Monday, January 2, 2012

Foreign Central Banks Cut Treasury Holdings by Record

But our favorite MSNBC stars Ezra Klein and Chris Hayes told us that the treasury bond market is stronger than ever!
Foreign Central Banks are DUMPING T-BONDS!!  Who do you think is buying this s*** and bailing out our $1.5 TRILLION annual deficits (actually $5 Trillion according to Shadow Stats) !?!
China?  Bwahahaha.
Japan? Bwahahaha.
Europe?  Please.  Sterling is choking on his popcorn!

The answer is The Fed.  PERIOD!!!  QE TO INFINITY AND BEYOND IS ONGOING!!

Holdings of U.S. Treasurys by foreign central banks has fallen by a record amount over the past four weeks according to the latest Federal Reserve data.
 The net $69 billion drop in Treasury holdings registered at the Fed by foreign official institutions comes as benchmark yields ended 2011 near record low levels and when the U.S. central bank is conducting Operation Twist, its $400 billion program to sell shorter-lived Treasury bonds and buy those with longer maturities.

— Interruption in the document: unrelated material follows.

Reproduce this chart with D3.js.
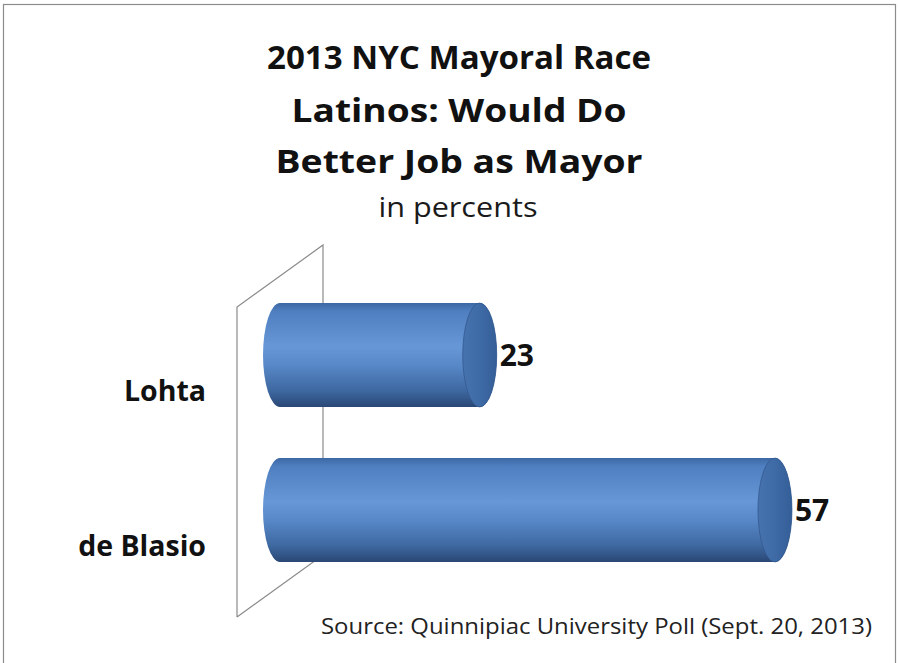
<!DOCTYPE html>
<html>
<head>
<meta charset="utf-8">
<script src="https://cdn.jsdelivr.net/npm/d3@7"></script>
<style>
  html, body { margin: 0; padding: 0; background: #fff; }
  svg { display: block; }
</style>
</head>
<body>
<svg id="chart" width="898" height="663"></svg>
<script>
// ---- data ----
const categories = ["Lohta", "de Blasio"];
const values = [23, 57];
const titleLines = ["2013 NYC Mayoral Race", "Latinos: Would Do", "Better Job as Mayor"];
const subtitle = "in percents";
const sourceText = "Source: Quinnipiac University Poll (Sept. 20, 2013)";

// ---- layout ----
const svg = d3.select("#chart");
const font = "'Open Sans', Lato, sans-serif";

// frame
svg.append("rect").attr("x", 3.5).attr("y", 4.5).attr("width", 892).attr("height", 670)
  .attr("fill", "#fff").attr("stroke", "#8c8c8c").attr("stroke-width", 1.2);

// scales
const x = d3.scaleLinear().domain([0, 60]).range([280, 801]);
const y = d3.scaleBand().domain(categories).range([277.5, 587.5])
  .paddingInner(0.33).paddingOuter(0.165);

// defs: gradients
const defs = svg.append("defs");
const bodyGrad = defs.append("linearGradient").attr("id", "bodyGrad")
  .attr("x1", 0).attr("y1", 0).attr("x2", 0).attr("y2", 1);
[[0, "#3d68a4"], [0.08, "#4f7fc0"], [0.42, "#6797d6"], [0.6, "#5888c8"], [0.85, "#3d679f"], [1, "#2a4775"]]
  .forEach(([o, c]) => bodyGrad.append("stop").attr("offset", o).attr("stop-color", c));
const capGrad = defs.append("linearGradient").attr("id", "capGrad")
  .attr("x1", 0).attr("y1", 0).attr("x2", 1).attr("y2", 0);
[[0, "#4672ae"], [0.5, "#3e6aa5"], [1, "#345e98"]]
  .forEach(([o, c]) => capGrad.append("stop").attr("offset", o).attr("stop-color", c));

// 3D wall (back plane)
const wall = svg.append("g").attr("stroke", "#8a8a8a").attr("stroke-width", 1.2).attr("fill", "none");
const wx0 = 237, wx1 = 323, wTop0 = 307, wTop1 = 245, wBot0 = 617, wBot1 = 555;
wall.append("path").attr("d", `M${wx0},${wBot0} L${wx0},${wTop0} L${wx1},${wTop1} L${wx1},${wBot1} L${wx0},${wBot0}`);

// bars as cylinders
const rx = 17;
const bars = svg.append("g");
categories.forEach((c, i) => {
  const v = values[i];
  const x0 = x(0), x1 = x(v);
  const top = y(c), bh = y.bandwidth(), bot = top + bh, ry = bh / 2;
  bars.append("path")
    .attr("d", `M${x0},${top} L${x1},${top} A${rx},${ry} 0 0 1 ${x1},${bot} L${x0},${bot} A${rx},${ry} 0 0 1 ${x0},${top} Z`)
    .attr("fill", "url(#bodyGrad)");
  bars.append("ellipse")
    .attr("cx", x1).attr("cy", top + ry).attr("rx", rx).attr("ry", ry)
    .attr("fill", "url(#capGrad)").attr("stroke", "#34598f").attr("stroke-width", 0.8);
  // value label
  svg.append("text")
    .attr("x", x1 + rx + 3).attr("y", top + ry).attr("dy", "0.36em")
    .attr("font-family", font).attr("font-weight", "bold").attr("font-size", 30)
    .attr("fill", "#111").text(v);
  // category label
  svg.append("text")
    .attr("x", 206).attr("y", top + ry + 46)
    .attr("text-anchor", "end")
    .attr("font-family", font).attr("font-weight", "bold").attr("font-size", 28.5)
    .attr("fill", "#111").text(c);
});

// title
const titleY = [69, 122, 173];
const titleW = [384, 335, 367];
titleLines.forEach((t, i) => {
  svg.append("text").attr("x", 459).attr("y", titleY[i]).attr("text-anchor", "middle")
    .attr("font-family", font).attr("font-weight", "bold").attr("font-size", 33)
    .attr("textLength", titleW[i]).attr("lengthAdjust", "spacingAndGlyphs")
    .attr("fill", "#111").text(t);
});
svg.append("text").attr("x", 458).attr("y", 217).attr("text-anchor", "middle")
  .attr("font-family", font).attr("font-size", 28)
  .attr("textLength", 159).attr("lengthAdjust", "spacingAndGlyphs")
  .attr("fill", "#1a1a1a").text(subtitle);

// source
svg.append("text").attr("x", 872).attr("y", 634).attr("text-anchor", "end")
  .attr("font-family", font).attr("font-size", 22)
  .attr("textLength", 551).attr("lengthAdjust", "spacingAndGlyphs")
  .attr("fill", "#222").text(sourceText);
</script>
</body>
</html>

 The decline in foreign holdings of Treasurys in recent weeks has not resulted in higher yields and lower prices because other investors have sought the safety of US debt.
 "Given where the 10-year Treasury is ending the year, it's difficult to say the flows are a bearish move," said Ian Lyngen, strategist at CRT Capital.
 The yield on 10-year notes was set to end 2011 below 1.90 percent on Friday and the Barclays Capital index of long-dated Treasurys has rallied nearly 30 percent this year, its best annual performance since 1995.
 "While other buyers have willingly taken up the torch up to this point, it seems clear that this [foreign official flows] source of demand has waned since Operation Twist took yields to these levels and this investor base has little interest in sub-2 percent 10-year yields," said John Briggs, strategist at RBS Securities.